It's hard to put a finger on it tbh, I think with work etc. I've pushed her away without really realising. We've discussed things over the last couple of years but we always had hope we could easily fix things. This time it's different, I honestly think it's done. ****ing gutted. Not sure how I'm gonna cope without my son if I'm honest.
If you’re desperate to save it, then tell her exactly that mate, no pride or ego, just tell her you want to sort it. Good luck and no matter what happens you’ll not be without your son
Can you not get away for a bit, together? Even a couple of days just to rekindle or hash it out? In the end mate sometimes separating is best for all concerned. I've known people stay together for kids but end up messing up the kids. Better to be friends and separate than together festering hatred Easier said than done I know. All the best any way pal
☝️^^^^ Good idea Sky. Get away, just the two of you if you can, for a few days and hash out the problems, or at least end it on friendly terms.

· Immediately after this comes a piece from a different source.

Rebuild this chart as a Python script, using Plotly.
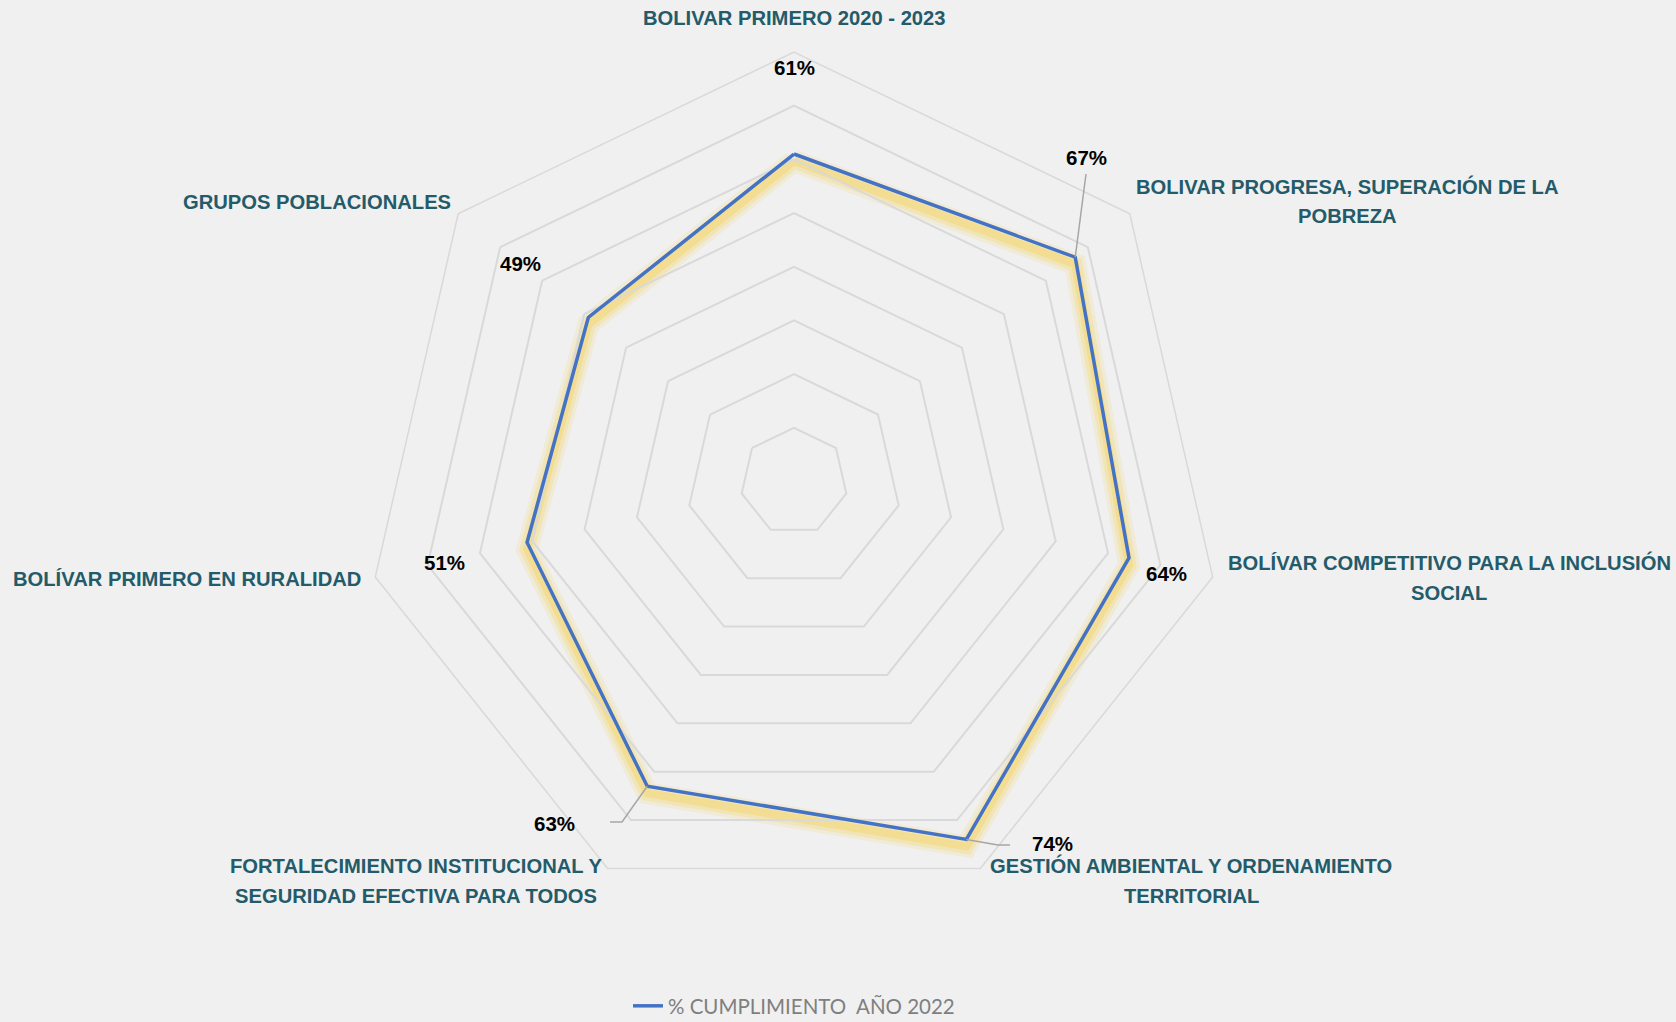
import math
import plotly.graph_objects as go

# ---------------- data ----------------
categories = [
    "BOLIVAR PRIMERO 2020 - 2023",
    "BOLIVAR PROGRESA, SUPERACIÓN DE LA\nPOBREZA",
    "BOLÍVAR COMPETITIVO PARA LA INCLUSIÓN\nSOCIAL",
    "GESTIÓN AMBIENTAL Y ORDENAMIENTO\nTERRITORIAL",
    "FORTALECIMIENTO INSTITUCIONAL Y\nSEGURIDAD EFECTIVA PARA TODOS",
    "BOLÍVAR PRIMERO EN RURALIDAD",
    "GRUPOS POBLACIONALES",
]
values = [0.61, 0.67, 0.64, 0.74, 0.63, 0.51, 0.49]
series_name = "% CUMPLIMIENTO  AÑO 2022"
r_max = 0.8
r_step = 0.1

# ---------------- style / layout ----------------
FIG_W, FIG_H = 1676, 1022
ML, MR, MT, MB = 0, 88, 52, 104
PW, PH = FIG_W - ML - MR, FIG_H - MT - MB
SHIFT = 7  # px, downward offset of the glow
DOM_H = PH - SHIFT
CX = ML + PW / 2
CY = MT + DOM_H / 2
RPX = DOM_H / 2

BG = "#F0F0F0"
GRID = "#D9D9D9"
BLUE = "#4472C4"
TEAL = "#245B6A"
FONT_B = "Liberation Sans, Arial, sans-serif"

# label centres relative to polar centre (px)
cat_label_pos = [(0, -464), (553, -280), (655, 96), (397, 399), (-378, 399), (-607, 97), (-477, -280)]
pct_label_pos = [(0, -414), (292, -324), (372, 92), (258, 362), (-240, 342), (-350, 81), (-274, -218)]
LINE_GAP = 30
LEGEND_CY = 1006

n = len(categories)
cat_plain = [c.replace("\n", " ") for c in categories]
theta = cat_plain + [cat_plain[0]]
r_closed = values + [values[0]]


def to_paper(px, py):
    return (px - ML) / PW, (FIG_H - MB - py) / PH


def data_px(i, v):
    a = math.radians(i * 360 / n)
    rp = v / r_max * RPX
    return CX + rp * math.sin(a), CY - rp * math.cos(a)


fig = go.Figure()

# glow (shifted polar)
for w, col in [(22, "rgba(245,215,110,0.18)"), (15, "rgba(245,215,110,0.3)"), (8, "rgba(243,210,100,0.45)")]:
    fig.add_trace(go.Scatterpolar(r=r_closed, theta=theta, mode="lines", subplot="polar",
                                  line=dict(color=col, width=w), showlegend=False, hoverinfo="skip"))

fig.add_trace(go.Scatterpolar(r=r_closed, theta=theta, mode="lines", subplot="polar2",
                              name=series_name, line=dict(color=BLUE, width=3.5), showlegend=True))

common_radial = dict(range=[0, r_max], dtick=r_step, showticklabels=False, ticks="",
                     showline=False)
common_ang = dict(type="category", categoryarray=cat_plain, rotation=90, direction="clockwise",
                  showticklabels=False, ticks="", showgrid=False)

fig.update_layout(
    width=FIG_W, height=FIG_H,
    paper_bgcolor=BG, plot_bgcolor=BG,
    margin=dict(l=ML, r=MR, t=MT, b=MB, autoexpand=False),
    polar=dict(domain=dict(x=[0, 1], y=[0, DOM_H / PH]), gridshape="linear", bgcolor="rgba(0,0,0,0)",
               radialaxis=dict(common_radial, showgrid=False),
               angularaxis=dict(common_ang, showline=False)),
    polar2=dict(domain=dict(x=[0, 1], y=[SHIFT / PH, 1]), gridshape="linear", bgcolor="rgba(0,0,0,0)",
                radialaxis=dict(common_radial, showgrid=True, gridcolor=GRID, gridwidth=1.5),
                angularaxis=dict(common_ang, showline=True, linecolor=GRID, linewidth=1.5)),
    showlegend=True,
    legend=dict(orientation="h", x=0.5, xanchor="center", yref="paper",
                y=-(LEGEND_CY - (FIG_H - MB)) / PH, yanchor="middle",
                font=dict(family="Lato, Liberation Sans, sans-serif", size=20.5, color="#7F7F7F"),
                bgcolor="rgba(0,0,0,0)"),
)

annotations = []
for i, c in enumerate(categories):
    lines = c.split("\n")
    dx, dy = cat_label_pos[i]
    k = len(lines)
    for j, ln in enumerate(lines):
        py = CY + dy + (j - (k - 1) / 2) * LINE_GAP
        x, y = to_paper(CX + dx, py)
        annotations.append(dict(x=x, y=y, xref="paper", yref="paper", text=ln, showarrow=False,
                                xanchor="center", yanchor="middle",
                                font=dict(family=FONT_B, size=20.2, color=TEAL, weight="bold")))
for i, v in enumerate(values):
    dx, dy = pct_label_pos[i]
    x, y = to_paper(CX + dx, CY + dy)
    annotations.append(dict(x=x, y=y, xref="paper", yref="paper", text=f"{round(v * 100)}%",
                            showarrow=False, xanchor="center", yanchor="middle",
                            font=dict(family=FONT_B, size=20.5, color="#000000", weight="bold")))
fig.update_layout(annotations=annotations)

# leader lines from labels to their points
leaders = {1: [(1086, 174)], 4: [(610, 822), (622, 822)], 3: [(1010, 845), (998, 845)]}
shapes = []
for i, pts in leaders.items():
    px, py = data_px(i, values[i])
    allp = pts + [(px, py)]
    path = ""
    for k, (a, b) in enumerate(allp):
        xp, yp = to_paper(a, b)
        path += ("M" if k == 0 else " L") + f" {xp} {yp}"
    shapes.append(dict(type="path", path=path, xref="paper", yref="paper",
                       line=dict(color="#A6A6A6", width=1.5)))
fig.update_layout(shapes=shapes)

fig.write_html("out.html", config={"displayModeBar": False},
               post_script="document.body.style.margin='0';document.body.style.background='#F0F0F0';")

@Skylarker talk it out mate, sometimes it's just changes you both need to make. We all change as we get older and if you don't change together it can be difficult.
I'm a gentleman, guys. I really like this girl. You'll have to wait until I get bored of her in a month or so before I release them
I left when my eldest was 5 ... but I saw her every other weekend and once every week for the next few years ... her and her half sisters couldn't be closer ... they have always referred to each other as "my sister" ... However dark it seems things can and do work out ... my ex-father-in-law came to the Royal Brompton to drive me home after my heart op last summer ... never expected that ... he refers to my daughter as "our girl" ... he should hate me for what I did to his daughter but I always tried to look after both the ex and my daughter to the best I could ... that's all you can do.
@Skylarker - If the sparks gone, it's gone mate. If you both try and force something that isn't there, that's nothing but destructive. I know your head must be in bits, 15 years is a long time, brother. Like every other major blow we get in life, time is a great healer and in time things do get easier. You'll be happy again and you'll start seeing life from a different, happier perspective. That will be hard to see now because you'll be blinded by love and heartache. Whatever happens, happens. You'll be fine either way. With regards to your son, it doesn't sound like there's any reason for you to stop seeing him. I think what you meant is the waking up and being there at bedtime? Been through that too and it's extremely difficult, the thought will be crushing you. Don't let it, that's something else you will adapt too over time. You can still speak to him every day and you'll see him every week. We can't go through life without huge emotional and difficult changes from time to time. None of us are exempt from that. It'll make you stronger again, though. It will be the next stage of your journey, that's all. Anyway, I hope you can still work it out if that's what you really want. My advice is to go slow with it and really listen to what she is saying. You'll know her better than anybody and if it's not truly reciprocated then it's time to go. You can't force somebody to love and be with you.
If it ends it will be on friendly terms. The having to leave my son is literally killing me, can't even type of think about it without crying. I'm extremely attached to him as I never had a proper family. **** knows what to do at the moment but it ain't looking good.
Might be sooner than that. But I have the patience of an oyster! Not a dying oyster ! So dont hang around
Work on it mate. I believe that if she sees that you really want to make a go of it, she’ll respond. So long as you’re sure there’s nobody else involved in this!?
@Skylarker is perfectly aware that he's sharing a lady with another man and so am I... this isn't news mate. What's mine is yours etc. On a serious note, fix it if there's even a tiny chance bro. I'd hate to break up my family and if that meant me making some sacrifices I would. On the other hand, it's not always the end of the world and sometimes the kids benefit from it. Only you will know the best way forward.
Just looked at a house refurb. Absolutely ****ing disgusting, possibly the worst I've ever viewed. There are two people living in it in total squalor. Don't think I could stomach the time it would take to strip it out. For that reason, I'm out.
Look outside those factors and at what the price is of the best house in the street costs mate, many a few quid lost in the ****.
It's overpriced. I know what it's worth and will let the vendor sweat it for a while. I might jump in later this year as if it's not sold by Dec, it's not getting sold til after Brexit. I'll just have to get someone else to strip it out. It would rent well.